Minutes released by the US Federal Reserve from its latest meeting showed that policymakers expect continuing interest rate increases to bring inflation back down to their long-term 2 per cent goal.
But a vast majority supported the decision to reduce the size of the rises.
The Fed last month raised interest rates by 25 basis points, bringing rates to the range of 4.50 per cent and 4.75 per cent.
The central bank has raised interest rates eight times since March of last year, from near zero.
“Almost all participants agreed that it was appropriate to raise the target range for the federal funds rate 25 basis points,” minutes released by the Fed's meeting on January 31 and February 1 show.
“A few participants” favoured raising interest rates by 50 basis points, which they said would bring the Fed on track to move closer to what it considers to be a sufficiently restrictive stance.

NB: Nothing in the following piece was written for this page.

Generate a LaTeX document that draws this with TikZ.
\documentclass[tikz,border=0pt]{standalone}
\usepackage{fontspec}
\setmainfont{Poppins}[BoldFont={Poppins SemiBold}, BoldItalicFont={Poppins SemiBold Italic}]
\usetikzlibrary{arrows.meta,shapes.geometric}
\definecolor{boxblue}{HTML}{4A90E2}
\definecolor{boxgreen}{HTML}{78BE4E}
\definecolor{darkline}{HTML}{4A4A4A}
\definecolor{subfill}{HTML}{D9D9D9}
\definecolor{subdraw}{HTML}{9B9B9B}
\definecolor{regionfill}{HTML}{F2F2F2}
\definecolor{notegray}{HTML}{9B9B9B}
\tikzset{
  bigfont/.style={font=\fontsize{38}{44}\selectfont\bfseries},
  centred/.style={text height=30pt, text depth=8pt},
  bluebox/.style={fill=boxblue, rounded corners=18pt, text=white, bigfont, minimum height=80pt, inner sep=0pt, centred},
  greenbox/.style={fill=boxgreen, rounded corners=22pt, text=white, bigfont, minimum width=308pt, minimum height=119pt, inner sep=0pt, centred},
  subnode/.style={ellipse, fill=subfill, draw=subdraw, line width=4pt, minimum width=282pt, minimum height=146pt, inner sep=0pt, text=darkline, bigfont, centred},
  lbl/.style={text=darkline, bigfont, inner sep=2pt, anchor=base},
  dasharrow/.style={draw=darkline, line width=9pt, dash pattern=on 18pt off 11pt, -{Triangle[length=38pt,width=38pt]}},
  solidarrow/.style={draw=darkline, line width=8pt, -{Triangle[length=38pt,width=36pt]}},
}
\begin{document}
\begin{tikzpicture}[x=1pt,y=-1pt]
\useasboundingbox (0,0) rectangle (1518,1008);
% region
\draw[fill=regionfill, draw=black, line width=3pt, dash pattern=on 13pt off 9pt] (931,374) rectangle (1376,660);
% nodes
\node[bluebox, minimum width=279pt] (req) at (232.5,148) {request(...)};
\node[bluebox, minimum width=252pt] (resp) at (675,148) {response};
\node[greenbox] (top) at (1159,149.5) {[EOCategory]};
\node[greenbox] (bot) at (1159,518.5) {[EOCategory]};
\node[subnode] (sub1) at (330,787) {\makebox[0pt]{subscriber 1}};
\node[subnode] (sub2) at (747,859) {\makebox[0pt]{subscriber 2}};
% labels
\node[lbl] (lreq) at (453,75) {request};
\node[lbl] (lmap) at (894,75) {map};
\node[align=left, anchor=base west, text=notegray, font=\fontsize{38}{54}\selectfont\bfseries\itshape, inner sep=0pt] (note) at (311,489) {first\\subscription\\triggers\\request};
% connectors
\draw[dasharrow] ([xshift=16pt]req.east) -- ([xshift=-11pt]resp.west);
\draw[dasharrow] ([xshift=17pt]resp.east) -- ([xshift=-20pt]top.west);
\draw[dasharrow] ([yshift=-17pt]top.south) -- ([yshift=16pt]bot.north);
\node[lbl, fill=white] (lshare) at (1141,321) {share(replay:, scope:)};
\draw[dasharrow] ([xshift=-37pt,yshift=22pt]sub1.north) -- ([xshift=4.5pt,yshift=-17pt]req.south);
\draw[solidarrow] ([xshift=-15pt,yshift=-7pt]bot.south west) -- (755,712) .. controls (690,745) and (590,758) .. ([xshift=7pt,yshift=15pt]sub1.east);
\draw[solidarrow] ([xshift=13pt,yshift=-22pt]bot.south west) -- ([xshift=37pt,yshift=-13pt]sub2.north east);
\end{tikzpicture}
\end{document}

Traders expect the Fed to raise interest rates by 25 basis points next month, the CME Group's FedWatch Tool shows.
With inflation still well above its 2 per cent goal and a hot labour market, Fed officials agreed it would need to continue imposing the rate rises.

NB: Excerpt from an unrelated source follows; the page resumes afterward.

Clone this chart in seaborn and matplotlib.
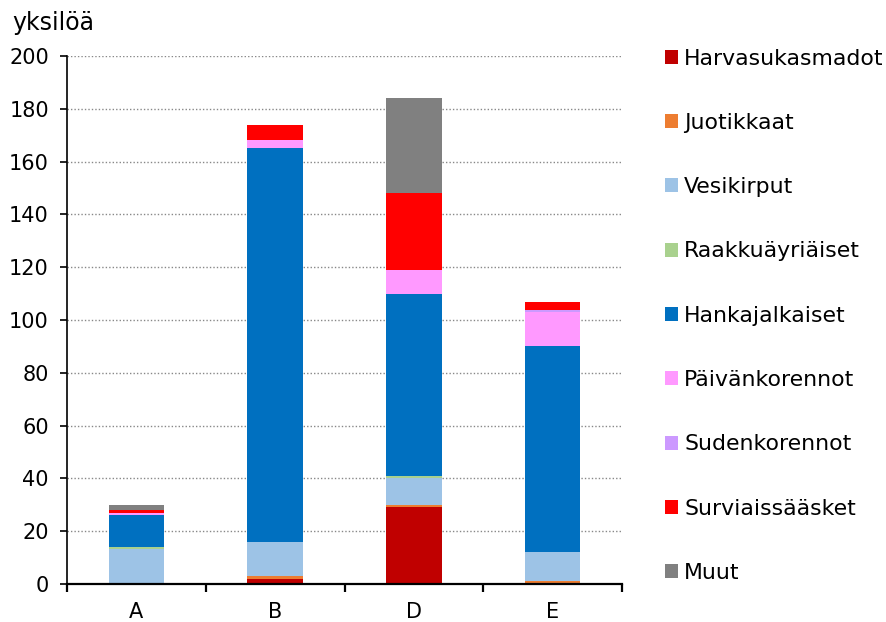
"""
Pohjaeläimet näytepaikoittain, pinottu pylväskuvio
"""

import matplotlib.pyplot as plt
import numpy as np
import seaborn as sns
from matplotlib.patches import Patch

# -----------------------------
# Data
# -----------------------------
sites = ["A", "B", "D", "E"]

groups = [
    "Harvasukasmadot",
    "Juotikkaat",
    "Vesikirput",
    "Raakkuäyriäiset",
    "Hankajalkaiset",
    "Päivänkorennot",
    "Sudenkorennot",
    "Surviaissääsket",
    "Muut",
]

harvasukasmadot = [0, 2, 29, 0]
juotikkaat = [0, 1, 1, 1]
vesikirput = [13.3, 13, 10, 11]
raakkuayriaiset = [0.7, 0, 1, 0]
hankajalkaiset = [12, 149, 69, 78]
paivankorennot = [1, 3, 9, 13.2]
sudenkorennot = [0, 0, 0, 0.7]
surviaissaasket = [1, 6, 29, 3.1]
muut = [2, 0, 36, 0]

colors = [
    "#C00000", "#ED7D31", "#9DC3E6", "#A9D18E", "#0070C0",
    "#FF99FF", "#CC99FF", "#FF0000", "#808080",
]

series = [
    harvasukasmadot, juotikkaat, vesikirput, raakkuayriaiset,
    hankajalkaiset, paivankorennot, sudenkorennot, surviaissaasket, muut,
]

# -----------------------------
# Style
# -----------------------------
sns.set_theme(style="white")
plt.rcParams["font.family"] = ["DejaVu Sans"]
plt.rcParams["font.size"] = 15
plt.rcParams["text.color"] = "black"

fig = plt.figure(figsize=(8.86, 6.22), dpi=100)
ax = fig.add_axes([0.0756, 0.061, 0.6265, 0.849])

# -----------------------------
# Stacked bars
# -----------------------------
bottom = np.zeros(len(sites))
for name, values, color in zip(groups, series, colors):
    values = np.array(values, dtype=float)
    sns.barplot(
        x=sites, y=values, bottom=bottom, color=color, saturation=1,
        width=0.4, errorbar=None, ax=ax, linewidth=0,
    )
    bottom += values

ax.set_xlim(-0.5, len(sites) - 0.5)
ax.set_ylim(0, 200)
ax.set_yticks(range(0, 201, 20))
ax.yaxis.grid(True, linestyle=(0, (1, 1.5)), color="#888888", linewidth=1)
ax.set_axisbelow(True)

for side in ["top", "right"]:
    ax.spines[side].set_visible(False)
ax.spines["left"].set_color("black")
ax.spines["bottom"].set_color("black")
ax.spines["bottom"].set_linewidth(1.6)
ax.spines["left"].set_linewidth(1.2)

ax.tick_params(axis="y", left=True, length=5, width=1.2, direction="out",
               labelsize=15, color="black", labelcolor="black", pad=8)
ax.set_xticks(range(len(sites)))
ax.set_xticklabels(sites, fontsize=15)
ax.tick_params(axis="x", bottom=False, labelsize=15, pad=7, labelcolor="black")
# category boundary ticks
ax.set_xticks(np.arange(-0.5, len(sites), 1), minor=True)
ax.tick_params(axis="x", which="minor", bottom=True, length=6, width=1.6,
               direction="out", color="black")
ax.set_xlabel("")
ax.set_ylabel("")

fig.text(0.014, 0.963, "yksilöä", fontsize=17, ha="left", va="center",
         color="black")

# -----------------------------
# Legend
# -----------------------------
handles = [Patch(facecolor=c, edgecolor="none") for c in colors]
leg = fig.legend(
    handles, groups, loc="upper left", bbox_to_anchor=(0.75, 0.922),
    frameon=False, fontsize=15.8, handlelength=0.6, handleheight=0.6,
    handletextpad=0.3, labelspacing=2.02, borderpad=0, borderaxespad=0,
)
for t in leg.get_texts():
    t.set_color("black")

fig.savefig("out.png", dpi=100)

“All participants continued to anticipate that ongoing increases in the target range for the federal funds rate would be appropriate to achieve the committee’s objectives,” the minutes read.
Fed officials noted during their meeting that it was “important that overall financial conditions be consistent with the degree of policy restraint” imposed by the central bank to bring inflation down closer to its target.
Government data released after the Fed's latest meeting underscored the argument made by officials.
The labour market still remains tight, with 517,000 jobs added in January.
“It kind of shows you why we think that this will be a process that takes a significant period of time,” Fed chairman Jerome Powell said of the January jobs report.
And the Consumer Price Index report released last week slowed 6.4 per cent on a year-on-year basis for the month of January, still well above its goal.
The Fed's preferred gauge of inflation, the Personal Consumption Expenditures Price Index, is set to be released on Friday.
Policymakers have indicated a willingness to go higher than the 5.1 per cent median forecast estimated at the end of last year.
They are expected to adjust their end-of-year forecast during their March 21-22 meeting.